Haigney: I recommend doing a cardiology rotation during fourth year as well as speaking with me, Dr. Franzos, Dr. [Robert] Goldstein, or other cardiologists as well. We have a lot of research projects going on. Learning about the research is a good way for a student to get a sense of whether the things that are being done in cardiology are interesting to them. 

Probably the most important thing is to remember to do an internal medicine residency. Internal medicine residency is a requirement for cardiology. It’s a very important discipline. It prepares you to think about disease in a more mechanistic way than if you would in surgery where you’re more interested in finding an anatomical problem and fixing it. The internal medicine residency also prepares you if you were to change your mind. You might decide while you’re doing residency that you actually don’t want to do cardiology, you want to do gastroenterology, or nephrology or infectious diseases. All those specialties, including endocrinology, hematology, oncology, require three years of internal medicine first. You don’t have to decide as a medical student that you want to do cardiology. It’s great if you’re interested, and we would love to have more medical students involved in research, but the time when you have to make your real decision is during your internal medicine residency. 

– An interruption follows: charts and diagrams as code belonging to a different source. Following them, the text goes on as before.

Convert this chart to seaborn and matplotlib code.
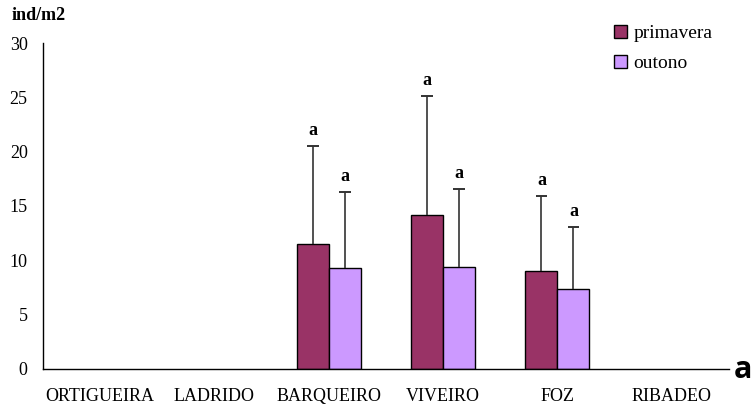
import numpy as np
import pandas as pd
import matplotlib
matplotlib.use('Agg')
import matplotlib.pyplot as plt
import seaborn as sns

# densities (ind/m2) per site and season
sites = ['ORTIGUEIRA', 'LADRIDO', 'BARQUEIRO', 'VIVEIRO', 'FOZ', 'RIBADEO']
primavera = [np.nan, np.nan, 11.5, 14.2, 9.0, np.nan]
primavera_err = [np.nan, np.nan, 9.0, 10.9, 6.9, np.nan]
outono = [np.nan, np.nan, 9.3, 9.4, 7.4, np.nan]
outono_err = [np.nan, np.nan, 7.0, 7.2, 5.7, np.nan]
letters = ['a', 'a', 'a', 'a', 'a', 'a']

df = pd.DataFrame({
    'site': sites * 2,
    'season': ['primavera'] * 6 + ['outono'] * 6,
    'value': primavera + outono,
    'err': primavera_err + outono_err,
})

sns.set_style('white')
plt.rcParams['font.family'] = ['Liberation Serif', 'DejaVu Serif']
plt.rcParams['text.color'] = 'black'
plt.rcParams['xtick.color'] = 'black'
plt.rcParams['ytick.color'] = 'black'

fig = plt.figure(figsize=(7.53, 4.12), dpi=100)
ax = fig.add_axes([0.0571, 0.1044, 0.911, 0.7912])

colors = {'primavera': '#993366', 'outono': '#CC99FF'}
sns.barplot(data=df.dropna(), x='site', y='value', hue='season', order=sites,
            hue_order=['primavera', 'outono'], palette=colors, width=0.56,
            errorbar=None, edgecolor='black', linewidth=1.0, saturation=1, ax=ax)

# one-sided error bars (upper only) plus letters
offsets = {'primavera': -0.14, 'outono': 0.14}
cap = 0.05
for season, vals, errs in [('primavera', primavera, primavera_err), ('outono', outono, outono_err)]:
    for i, (v, e) in enumerate(zip(vals, errs)):
        if np.isnan(v):
            continue
        x = i + offsets[season]
        ax.vlines(x, v, v + e, color='#333333', linewidth=1.2, zorder=3)
        ax.hlines(v + e, x - cap, x + cap, color='#333333', linewidth=1.4, zorder=3)
        ax.annotate(letters[i], (x, v + e), xytext=(0, 5), textcoords='offset points',
                    ha='center', va='bottom', fontsize=13, fontweight='bold')

ax.set_xlim(-0.5, 5.5)
ax.set_ylim(0, 30)
ax.set_yticks([0, 5, 10, 15, 20, 25, 30])
ax.set_xticks(np.arange(-0.5, 6, 1))
ax.set_xticklabels([])
ax.set_xticks(np.arange(6), minor=True)
ax.set_xticklabels(sites, minor=True, fontsize=13)
ax.tick_params(axis='x', which='minor', length=0, pad=14)
ax.tick_params(axis='x', which='major', direction='out', length=5, width=1, color='black')
ax.tick_params(axis='y', direction='out', length=5, width=1, color='black', labelsize=13, pad=6)
ax.set_xlabel('')
ax.set_ylabel('')
for s in ['top', 'right']:
    ax.spines[s].set_visible(False)
for s in ['left', 'bottom']:
    ax.spines[s].set_color('black')
    ax.spines[s].set_linewidth(1.0)

leg = ax.legend(loc='upper left', bbox_to_anchor=(0.807, 1.11), frameon=False,
                fontsize=14, handlelength=0.65, handleheight=0.65, handletextpad=0.35,
                labelspacing=0.65)

fig.text(0.016, 0.963, 'ind/m2', fontsize=13, fontweight='bold', va='center')
fig.text(0.974, 0.065, 'a', fontsize=22, fontweight='bold', va='bottom', ha='left',
         family=['Open Sans', 'DejaVu Sans'])

fig.savefig('out.png', dpi=100)
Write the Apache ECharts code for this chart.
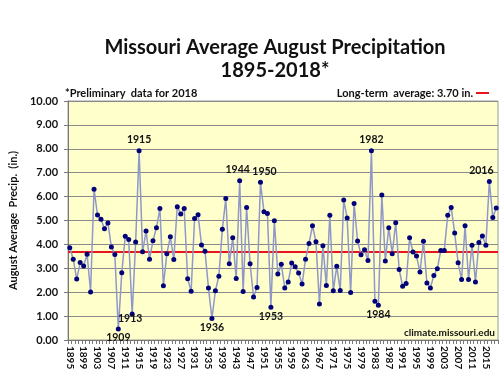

Franzos: My biggest advice is simply ask. Ask people you know, if they’re in medicine, if they’ve had prior military experience, and get their perspective. Don’t hesitate to ask the school directly. The admissions office, they’re very good at answering questions. Demystify the process and you’ll understand that practicing medicine in the military is just like practicing medicine anywhere else with just a little bit of extra icing on the cake as you learn how to address specific combat-related emergencies in case you’re ever called to do so. But generally, you’re practicing your specialty at the highest level with all the satisfaction that that contains.